» Challenge: Line by line, repeat the data below exactly, beginning at the first line and ending at the line with "Chart.register(...registerables);". Omit pictures.

» Raw data:

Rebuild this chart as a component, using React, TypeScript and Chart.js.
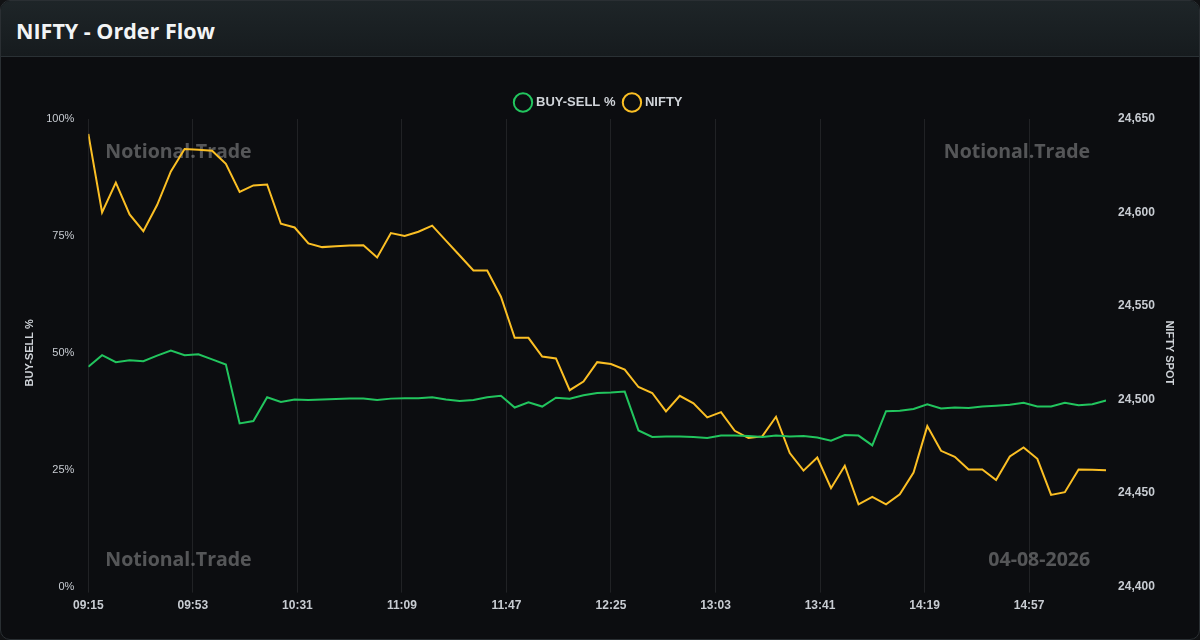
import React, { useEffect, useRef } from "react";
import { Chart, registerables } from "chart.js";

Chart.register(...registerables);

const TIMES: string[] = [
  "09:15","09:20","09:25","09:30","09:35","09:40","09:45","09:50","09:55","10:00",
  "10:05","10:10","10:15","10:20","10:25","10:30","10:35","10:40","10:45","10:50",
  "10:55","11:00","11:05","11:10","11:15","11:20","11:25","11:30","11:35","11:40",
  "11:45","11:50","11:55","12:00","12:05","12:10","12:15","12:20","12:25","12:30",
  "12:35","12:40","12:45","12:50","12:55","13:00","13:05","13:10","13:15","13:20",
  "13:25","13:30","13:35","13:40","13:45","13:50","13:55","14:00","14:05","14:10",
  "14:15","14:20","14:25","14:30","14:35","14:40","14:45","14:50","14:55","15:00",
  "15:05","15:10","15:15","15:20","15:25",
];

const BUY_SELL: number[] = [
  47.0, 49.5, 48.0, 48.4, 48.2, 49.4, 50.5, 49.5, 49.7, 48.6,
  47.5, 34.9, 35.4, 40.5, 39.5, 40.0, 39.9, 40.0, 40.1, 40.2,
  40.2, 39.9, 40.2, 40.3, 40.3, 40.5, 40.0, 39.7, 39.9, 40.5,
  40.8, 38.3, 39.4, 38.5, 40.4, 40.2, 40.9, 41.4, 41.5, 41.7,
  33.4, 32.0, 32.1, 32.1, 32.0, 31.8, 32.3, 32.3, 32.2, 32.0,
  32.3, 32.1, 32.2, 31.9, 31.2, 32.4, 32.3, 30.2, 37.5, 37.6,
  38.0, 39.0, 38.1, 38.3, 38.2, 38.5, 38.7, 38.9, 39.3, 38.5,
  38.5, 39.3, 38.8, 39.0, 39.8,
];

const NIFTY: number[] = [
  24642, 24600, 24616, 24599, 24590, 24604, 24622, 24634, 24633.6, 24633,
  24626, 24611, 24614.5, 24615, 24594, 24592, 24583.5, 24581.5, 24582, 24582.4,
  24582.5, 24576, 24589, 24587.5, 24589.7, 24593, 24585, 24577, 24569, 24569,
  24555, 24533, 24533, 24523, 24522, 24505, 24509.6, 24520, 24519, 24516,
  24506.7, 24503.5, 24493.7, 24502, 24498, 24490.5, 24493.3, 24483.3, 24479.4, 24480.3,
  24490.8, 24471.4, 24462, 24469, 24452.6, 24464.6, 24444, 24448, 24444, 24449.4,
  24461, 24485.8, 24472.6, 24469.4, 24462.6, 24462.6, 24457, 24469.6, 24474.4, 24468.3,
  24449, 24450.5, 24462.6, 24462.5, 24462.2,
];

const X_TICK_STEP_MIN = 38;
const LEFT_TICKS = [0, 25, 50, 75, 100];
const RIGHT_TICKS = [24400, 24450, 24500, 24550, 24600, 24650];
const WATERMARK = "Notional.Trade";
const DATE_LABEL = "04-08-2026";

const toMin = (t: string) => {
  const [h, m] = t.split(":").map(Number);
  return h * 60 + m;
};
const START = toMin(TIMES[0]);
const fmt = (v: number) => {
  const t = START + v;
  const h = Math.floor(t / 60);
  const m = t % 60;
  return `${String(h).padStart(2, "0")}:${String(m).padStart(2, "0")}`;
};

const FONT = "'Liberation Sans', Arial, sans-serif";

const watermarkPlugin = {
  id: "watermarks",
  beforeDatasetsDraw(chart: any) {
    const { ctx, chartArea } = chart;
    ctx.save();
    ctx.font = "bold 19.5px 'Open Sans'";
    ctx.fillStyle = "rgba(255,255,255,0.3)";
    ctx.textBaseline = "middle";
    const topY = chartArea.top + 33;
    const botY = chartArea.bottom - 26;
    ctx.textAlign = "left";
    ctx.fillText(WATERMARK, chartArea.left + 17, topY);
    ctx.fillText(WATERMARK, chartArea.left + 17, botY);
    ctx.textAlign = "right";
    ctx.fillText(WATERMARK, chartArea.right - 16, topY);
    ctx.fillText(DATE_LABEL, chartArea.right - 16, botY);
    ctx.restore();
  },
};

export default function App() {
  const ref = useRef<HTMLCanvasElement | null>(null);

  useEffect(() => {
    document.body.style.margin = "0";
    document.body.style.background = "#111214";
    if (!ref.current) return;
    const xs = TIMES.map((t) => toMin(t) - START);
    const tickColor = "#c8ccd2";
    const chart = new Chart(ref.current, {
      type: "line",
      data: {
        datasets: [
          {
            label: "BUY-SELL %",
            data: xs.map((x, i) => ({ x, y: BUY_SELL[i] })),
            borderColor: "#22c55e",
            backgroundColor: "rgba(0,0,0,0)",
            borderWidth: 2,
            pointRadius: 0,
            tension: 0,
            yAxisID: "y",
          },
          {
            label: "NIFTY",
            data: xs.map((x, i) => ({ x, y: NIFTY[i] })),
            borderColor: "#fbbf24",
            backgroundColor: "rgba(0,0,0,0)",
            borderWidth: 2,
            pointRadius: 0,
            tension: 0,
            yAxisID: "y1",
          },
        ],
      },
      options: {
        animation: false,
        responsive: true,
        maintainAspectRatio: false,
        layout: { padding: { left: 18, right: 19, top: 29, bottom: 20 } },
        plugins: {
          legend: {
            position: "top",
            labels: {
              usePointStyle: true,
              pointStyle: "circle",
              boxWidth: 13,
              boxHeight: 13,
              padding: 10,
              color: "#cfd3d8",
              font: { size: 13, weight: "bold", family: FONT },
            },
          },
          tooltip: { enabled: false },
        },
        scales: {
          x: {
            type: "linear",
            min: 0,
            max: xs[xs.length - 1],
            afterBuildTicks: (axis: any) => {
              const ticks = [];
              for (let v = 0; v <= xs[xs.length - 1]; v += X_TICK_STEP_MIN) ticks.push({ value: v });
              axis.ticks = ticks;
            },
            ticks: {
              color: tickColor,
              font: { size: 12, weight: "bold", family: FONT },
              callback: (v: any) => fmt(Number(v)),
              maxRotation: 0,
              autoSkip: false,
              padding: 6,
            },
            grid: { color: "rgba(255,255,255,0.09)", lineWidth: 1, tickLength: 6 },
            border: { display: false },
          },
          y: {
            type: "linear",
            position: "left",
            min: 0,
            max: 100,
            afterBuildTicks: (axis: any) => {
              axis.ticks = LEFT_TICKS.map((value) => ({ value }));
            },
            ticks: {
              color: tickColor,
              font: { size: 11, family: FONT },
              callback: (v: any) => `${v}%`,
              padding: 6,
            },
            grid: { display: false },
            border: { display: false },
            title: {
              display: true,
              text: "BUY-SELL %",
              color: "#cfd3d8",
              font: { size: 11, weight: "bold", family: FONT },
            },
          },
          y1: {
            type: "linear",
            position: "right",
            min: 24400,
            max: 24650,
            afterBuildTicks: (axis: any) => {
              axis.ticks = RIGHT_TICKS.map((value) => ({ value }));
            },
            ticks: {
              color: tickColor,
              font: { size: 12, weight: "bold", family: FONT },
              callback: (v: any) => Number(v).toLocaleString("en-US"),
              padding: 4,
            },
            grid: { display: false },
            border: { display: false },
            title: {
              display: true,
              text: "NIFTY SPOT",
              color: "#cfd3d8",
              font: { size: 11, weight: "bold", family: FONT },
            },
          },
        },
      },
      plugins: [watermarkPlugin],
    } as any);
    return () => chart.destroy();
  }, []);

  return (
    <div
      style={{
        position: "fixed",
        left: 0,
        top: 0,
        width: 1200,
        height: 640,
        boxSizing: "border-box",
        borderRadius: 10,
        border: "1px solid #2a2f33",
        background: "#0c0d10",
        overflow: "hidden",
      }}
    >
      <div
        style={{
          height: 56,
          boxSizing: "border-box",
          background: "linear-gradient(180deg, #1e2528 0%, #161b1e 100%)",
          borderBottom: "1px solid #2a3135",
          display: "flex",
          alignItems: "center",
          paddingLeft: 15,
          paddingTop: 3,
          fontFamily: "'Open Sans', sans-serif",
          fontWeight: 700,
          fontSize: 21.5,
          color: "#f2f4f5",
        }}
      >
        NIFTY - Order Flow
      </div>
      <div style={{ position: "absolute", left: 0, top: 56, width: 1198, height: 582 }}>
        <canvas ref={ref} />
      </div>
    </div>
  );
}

» Full answer:
Rebuild this chart as a component, using React, TypeScript and Chart.js.
import React, { useEffect, useRef } from "react";
import { Chart, registerables } from "chart.js";

Chart.register(...registerables);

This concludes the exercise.